**Task directions:** Check each line of the data below for the word "this", then extract the ones that have it.
★ ★ ★
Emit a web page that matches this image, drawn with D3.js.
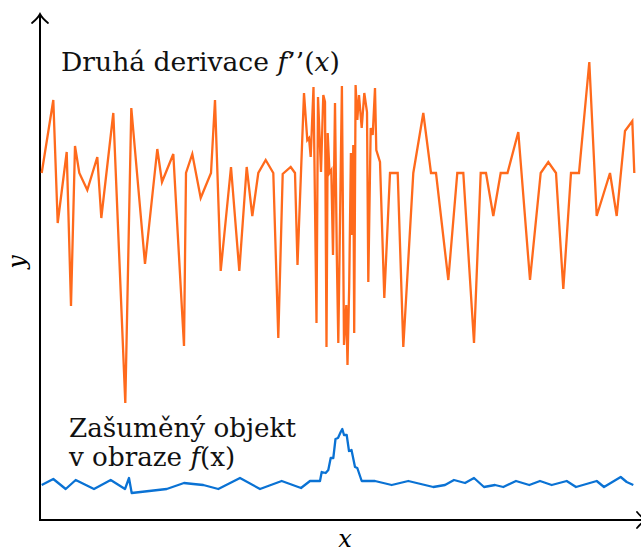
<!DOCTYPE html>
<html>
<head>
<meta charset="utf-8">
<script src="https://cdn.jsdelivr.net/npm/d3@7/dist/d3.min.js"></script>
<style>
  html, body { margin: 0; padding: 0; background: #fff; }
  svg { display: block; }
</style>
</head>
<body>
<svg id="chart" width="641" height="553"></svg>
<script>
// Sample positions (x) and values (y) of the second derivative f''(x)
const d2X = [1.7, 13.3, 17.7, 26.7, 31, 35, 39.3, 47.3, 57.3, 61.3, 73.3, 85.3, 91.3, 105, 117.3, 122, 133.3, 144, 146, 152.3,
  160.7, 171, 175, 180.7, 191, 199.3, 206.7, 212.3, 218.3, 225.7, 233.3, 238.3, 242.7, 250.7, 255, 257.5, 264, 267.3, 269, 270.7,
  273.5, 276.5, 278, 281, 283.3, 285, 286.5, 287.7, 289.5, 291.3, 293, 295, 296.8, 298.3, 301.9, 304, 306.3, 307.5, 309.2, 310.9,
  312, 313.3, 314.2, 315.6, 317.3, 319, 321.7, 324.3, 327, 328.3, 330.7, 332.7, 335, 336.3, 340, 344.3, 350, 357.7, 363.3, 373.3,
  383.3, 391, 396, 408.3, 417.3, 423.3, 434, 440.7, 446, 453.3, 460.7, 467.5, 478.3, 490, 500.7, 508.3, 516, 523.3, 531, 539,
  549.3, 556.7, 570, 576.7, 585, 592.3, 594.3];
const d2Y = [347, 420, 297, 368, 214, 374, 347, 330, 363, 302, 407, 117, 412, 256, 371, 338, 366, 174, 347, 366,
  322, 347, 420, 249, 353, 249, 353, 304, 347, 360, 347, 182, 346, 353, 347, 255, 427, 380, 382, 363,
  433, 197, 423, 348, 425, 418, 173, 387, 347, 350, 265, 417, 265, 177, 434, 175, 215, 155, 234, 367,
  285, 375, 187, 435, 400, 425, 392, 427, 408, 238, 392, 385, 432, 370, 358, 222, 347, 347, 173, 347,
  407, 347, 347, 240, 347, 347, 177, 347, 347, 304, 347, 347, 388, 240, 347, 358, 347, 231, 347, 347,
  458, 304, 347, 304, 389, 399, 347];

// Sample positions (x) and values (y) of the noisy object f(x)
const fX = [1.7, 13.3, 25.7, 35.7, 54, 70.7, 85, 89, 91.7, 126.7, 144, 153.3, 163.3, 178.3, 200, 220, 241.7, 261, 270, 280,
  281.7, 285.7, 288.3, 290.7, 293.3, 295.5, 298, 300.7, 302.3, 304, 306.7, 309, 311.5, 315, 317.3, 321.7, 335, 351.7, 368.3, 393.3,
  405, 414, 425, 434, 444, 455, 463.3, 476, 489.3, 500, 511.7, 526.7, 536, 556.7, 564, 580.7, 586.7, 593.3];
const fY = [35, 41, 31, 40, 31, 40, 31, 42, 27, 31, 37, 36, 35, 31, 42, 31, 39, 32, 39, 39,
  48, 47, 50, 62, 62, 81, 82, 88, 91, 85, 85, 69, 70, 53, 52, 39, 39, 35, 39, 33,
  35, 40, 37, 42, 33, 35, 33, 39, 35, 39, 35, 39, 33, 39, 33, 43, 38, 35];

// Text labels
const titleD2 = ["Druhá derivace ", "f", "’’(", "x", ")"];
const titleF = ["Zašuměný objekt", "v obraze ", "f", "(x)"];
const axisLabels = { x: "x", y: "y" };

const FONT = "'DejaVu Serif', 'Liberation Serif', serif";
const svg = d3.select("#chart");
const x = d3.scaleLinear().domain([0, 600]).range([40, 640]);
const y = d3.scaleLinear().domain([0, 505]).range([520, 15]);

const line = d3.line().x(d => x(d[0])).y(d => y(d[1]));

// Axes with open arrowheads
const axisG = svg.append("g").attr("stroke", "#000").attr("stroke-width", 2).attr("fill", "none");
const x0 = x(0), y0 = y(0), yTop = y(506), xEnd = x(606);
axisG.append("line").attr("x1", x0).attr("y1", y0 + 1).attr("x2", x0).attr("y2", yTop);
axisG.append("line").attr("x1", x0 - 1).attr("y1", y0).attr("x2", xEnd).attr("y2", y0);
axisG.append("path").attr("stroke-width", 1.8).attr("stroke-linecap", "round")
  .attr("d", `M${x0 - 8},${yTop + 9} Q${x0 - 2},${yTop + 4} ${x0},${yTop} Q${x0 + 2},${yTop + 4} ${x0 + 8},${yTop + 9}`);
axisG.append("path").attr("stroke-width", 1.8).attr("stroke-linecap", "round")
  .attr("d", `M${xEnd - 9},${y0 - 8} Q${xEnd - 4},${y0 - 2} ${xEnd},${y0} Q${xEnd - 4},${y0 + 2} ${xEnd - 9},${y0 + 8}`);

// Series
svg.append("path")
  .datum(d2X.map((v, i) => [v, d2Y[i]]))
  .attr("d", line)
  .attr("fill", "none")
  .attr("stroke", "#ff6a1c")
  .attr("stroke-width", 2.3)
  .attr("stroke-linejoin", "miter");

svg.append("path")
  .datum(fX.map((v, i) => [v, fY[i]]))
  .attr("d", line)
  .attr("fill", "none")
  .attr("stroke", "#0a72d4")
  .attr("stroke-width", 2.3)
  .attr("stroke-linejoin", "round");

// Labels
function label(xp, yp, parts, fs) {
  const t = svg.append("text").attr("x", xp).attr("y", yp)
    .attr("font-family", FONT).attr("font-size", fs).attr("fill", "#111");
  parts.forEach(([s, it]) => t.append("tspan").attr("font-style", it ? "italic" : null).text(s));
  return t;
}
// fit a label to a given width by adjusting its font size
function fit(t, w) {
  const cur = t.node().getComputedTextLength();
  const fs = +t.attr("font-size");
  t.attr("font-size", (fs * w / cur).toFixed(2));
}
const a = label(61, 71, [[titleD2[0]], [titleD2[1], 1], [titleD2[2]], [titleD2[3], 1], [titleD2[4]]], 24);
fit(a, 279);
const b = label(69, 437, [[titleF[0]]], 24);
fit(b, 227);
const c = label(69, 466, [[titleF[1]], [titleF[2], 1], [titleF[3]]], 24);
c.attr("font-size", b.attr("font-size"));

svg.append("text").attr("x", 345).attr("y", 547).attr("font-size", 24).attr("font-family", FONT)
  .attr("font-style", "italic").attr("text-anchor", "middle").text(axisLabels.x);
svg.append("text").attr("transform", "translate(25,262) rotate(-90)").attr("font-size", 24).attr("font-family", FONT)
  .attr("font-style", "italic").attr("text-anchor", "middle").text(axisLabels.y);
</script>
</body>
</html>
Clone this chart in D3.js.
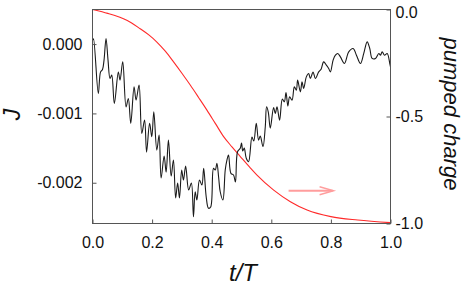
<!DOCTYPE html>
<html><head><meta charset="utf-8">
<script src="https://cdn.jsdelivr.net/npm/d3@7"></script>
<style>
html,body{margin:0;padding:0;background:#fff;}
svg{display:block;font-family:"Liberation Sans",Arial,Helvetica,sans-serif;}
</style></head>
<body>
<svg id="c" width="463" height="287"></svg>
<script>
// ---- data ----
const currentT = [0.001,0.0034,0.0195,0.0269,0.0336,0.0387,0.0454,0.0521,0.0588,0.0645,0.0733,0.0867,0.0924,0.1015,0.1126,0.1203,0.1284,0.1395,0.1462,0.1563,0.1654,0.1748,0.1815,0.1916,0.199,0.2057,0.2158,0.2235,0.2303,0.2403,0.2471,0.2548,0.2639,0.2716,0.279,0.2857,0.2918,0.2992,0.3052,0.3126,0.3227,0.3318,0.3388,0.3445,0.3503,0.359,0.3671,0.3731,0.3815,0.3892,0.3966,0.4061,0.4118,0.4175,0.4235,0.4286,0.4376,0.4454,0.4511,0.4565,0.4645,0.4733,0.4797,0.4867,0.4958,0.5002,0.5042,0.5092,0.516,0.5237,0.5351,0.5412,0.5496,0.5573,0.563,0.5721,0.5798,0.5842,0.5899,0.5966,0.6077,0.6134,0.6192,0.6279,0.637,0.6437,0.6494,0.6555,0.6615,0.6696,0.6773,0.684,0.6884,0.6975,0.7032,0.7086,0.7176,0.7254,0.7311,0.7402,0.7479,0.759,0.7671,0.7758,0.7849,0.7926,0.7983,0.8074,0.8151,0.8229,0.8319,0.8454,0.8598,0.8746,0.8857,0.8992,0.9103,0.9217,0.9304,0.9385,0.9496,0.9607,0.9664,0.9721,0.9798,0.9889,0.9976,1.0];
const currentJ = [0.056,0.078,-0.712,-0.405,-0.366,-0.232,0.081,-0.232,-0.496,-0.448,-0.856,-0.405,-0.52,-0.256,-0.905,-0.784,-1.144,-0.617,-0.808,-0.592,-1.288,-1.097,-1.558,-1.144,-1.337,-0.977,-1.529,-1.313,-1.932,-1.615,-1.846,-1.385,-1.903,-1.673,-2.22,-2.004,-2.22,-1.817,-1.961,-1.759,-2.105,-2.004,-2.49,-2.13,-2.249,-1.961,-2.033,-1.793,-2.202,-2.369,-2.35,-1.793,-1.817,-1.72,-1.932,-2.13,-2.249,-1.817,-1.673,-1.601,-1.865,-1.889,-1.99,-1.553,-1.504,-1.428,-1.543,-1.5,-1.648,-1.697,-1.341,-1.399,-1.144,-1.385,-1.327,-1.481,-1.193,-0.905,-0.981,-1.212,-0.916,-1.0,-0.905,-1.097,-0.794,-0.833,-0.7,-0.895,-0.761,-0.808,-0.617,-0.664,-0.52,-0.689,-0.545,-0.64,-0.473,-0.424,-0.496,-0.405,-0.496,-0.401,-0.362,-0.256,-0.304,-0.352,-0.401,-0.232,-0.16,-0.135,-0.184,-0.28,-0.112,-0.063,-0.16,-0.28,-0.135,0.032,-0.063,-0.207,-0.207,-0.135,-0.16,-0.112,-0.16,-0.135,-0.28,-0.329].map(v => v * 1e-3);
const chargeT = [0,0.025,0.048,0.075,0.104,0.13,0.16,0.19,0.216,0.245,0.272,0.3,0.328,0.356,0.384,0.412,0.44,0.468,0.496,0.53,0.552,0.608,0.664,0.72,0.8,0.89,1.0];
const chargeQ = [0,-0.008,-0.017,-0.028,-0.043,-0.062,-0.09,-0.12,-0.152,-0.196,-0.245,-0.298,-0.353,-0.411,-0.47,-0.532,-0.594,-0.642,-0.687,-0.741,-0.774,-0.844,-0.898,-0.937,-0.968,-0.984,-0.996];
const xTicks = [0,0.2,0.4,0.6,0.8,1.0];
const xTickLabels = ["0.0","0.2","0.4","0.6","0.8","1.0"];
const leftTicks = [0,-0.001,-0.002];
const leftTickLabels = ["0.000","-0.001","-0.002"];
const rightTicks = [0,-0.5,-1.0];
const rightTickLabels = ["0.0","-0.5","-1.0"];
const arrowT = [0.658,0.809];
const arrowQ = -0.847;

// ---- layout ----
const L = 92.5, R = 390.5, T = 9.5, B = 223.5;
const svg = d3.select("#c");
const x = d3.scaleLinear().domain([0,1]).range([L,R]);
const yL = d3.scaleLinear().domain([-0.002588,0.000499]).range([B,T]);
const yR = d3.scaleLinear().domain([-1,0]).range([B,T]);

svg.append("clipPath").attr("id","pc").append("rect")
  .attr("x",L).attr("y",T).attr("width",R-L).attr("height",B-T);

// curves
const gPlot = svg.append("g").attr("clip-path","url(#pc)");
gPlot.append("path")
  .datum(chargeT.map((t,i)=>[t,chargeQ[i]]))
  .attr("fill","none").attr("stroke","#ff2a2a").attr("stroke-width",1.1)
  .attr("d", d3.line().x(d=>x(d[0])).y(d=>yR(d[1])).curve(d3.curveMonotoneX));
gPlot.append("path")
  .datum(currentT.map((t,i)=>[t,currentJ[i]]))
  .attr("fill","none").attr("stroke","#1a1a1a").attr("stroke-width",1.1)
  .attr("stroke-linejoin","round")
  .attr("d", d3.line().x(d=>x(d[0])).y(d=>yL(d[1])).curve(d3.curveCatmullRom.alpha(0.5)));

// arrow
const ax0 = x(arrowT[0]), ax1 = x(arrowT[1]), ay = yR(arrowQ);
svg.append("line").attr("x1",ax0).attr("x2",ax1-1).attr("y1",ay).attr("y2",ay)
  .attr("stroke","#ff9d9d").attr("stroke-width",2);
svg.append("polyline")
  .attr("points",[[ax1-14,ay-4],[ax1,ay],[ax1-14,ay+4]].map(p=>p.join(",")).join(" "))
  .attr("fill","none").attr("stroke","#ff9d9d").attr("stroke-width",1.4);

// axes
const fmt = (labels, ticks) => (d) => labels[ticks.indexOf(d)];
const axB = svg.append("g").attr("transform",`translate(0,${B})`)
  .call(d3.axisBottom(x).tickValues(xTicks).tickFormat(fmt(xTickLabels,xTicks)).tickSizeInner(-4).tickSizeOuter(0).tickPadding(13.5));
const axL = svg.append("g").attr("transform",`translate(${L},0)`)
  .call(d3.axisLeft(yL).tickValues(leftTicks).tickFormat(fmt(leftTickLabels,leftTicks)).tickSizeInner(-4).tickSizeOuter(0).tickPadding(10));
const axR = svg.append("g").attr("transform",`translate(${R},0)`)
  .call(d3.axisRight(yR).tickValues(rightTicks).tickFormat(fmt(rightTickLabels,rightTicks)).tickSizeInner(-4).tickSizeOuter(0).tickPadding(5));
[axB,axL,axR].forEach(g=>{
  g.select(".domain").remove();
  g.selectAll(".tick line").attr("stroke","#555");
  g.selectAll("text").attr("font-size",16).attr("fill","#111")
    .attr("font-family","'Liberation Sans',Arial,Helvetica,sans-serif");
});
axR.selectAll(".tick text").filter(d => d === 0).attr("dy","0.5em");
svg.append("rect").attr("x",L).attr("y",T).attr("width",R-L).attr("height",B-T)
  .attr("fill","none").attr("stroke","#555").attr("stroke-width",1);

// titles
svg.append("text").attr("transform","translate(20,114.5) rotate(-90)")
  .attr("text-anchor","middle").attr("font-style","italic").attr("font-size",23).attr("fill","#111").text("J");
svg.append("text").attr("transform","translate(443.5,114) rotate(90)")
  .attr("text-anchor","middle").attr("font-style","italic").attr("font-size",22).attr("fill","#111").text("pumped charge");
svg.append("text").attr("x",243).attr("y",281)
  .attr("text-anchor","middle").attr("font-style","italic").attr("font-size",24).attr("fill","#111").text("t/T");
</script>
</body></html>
★ ★ ★
**Written response:**
Emit a web page that matches this image, drawn with D3.js.
Clone this chart in D3.js.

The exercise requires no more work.